Prediction of welding sequence induced thermal history and residual stresses and their effect on welding distortion

Abstract

Stiffened plate panel is the major structural part of a fabrication industry where fillet welding joint is one of the most important fabrication techniques. Large stiffened structures are generally joined by several welding passes which generates thermal stresses and angular deformation. Tensile residual stresses which are generated due to welding in the weld region may lead to early failure of the structure when subjected to cyclic loading. The weld-induced residual distortion causes dimensional inaccuracy and needs rework to achieve the desired shape. Use of multiple welding passes without any optimized welding sequences typically leads to an increased degree of nonuniform heating and cooling, i.e., creating complex welding residual stress and angular deformation in the structure. In this present study, the effect of four different welding sequences on submerged arc welded fillet joint has been studied. A finite element-based numerical model has been developed to predict the thermal profile, welding residual stress, and angular deformation.
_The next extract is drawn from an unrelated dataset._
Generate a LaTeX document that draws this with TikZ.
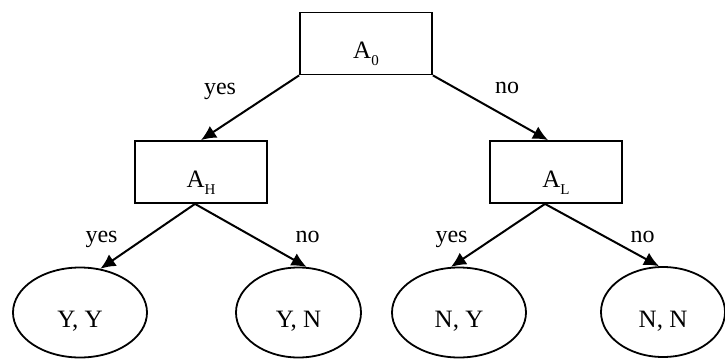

The developed model considers temperature-dependent material property and material deposition by using element death and birth technique. The results have been compared with experimental one. In the effect of welding sequence on residual stress, angular deformation has been studied. Thus, the developed model presents the effect of welding sequence on the weld induced residual stresses and distortions which provide one of the most optimal welding sequence for enhanced fabrication process.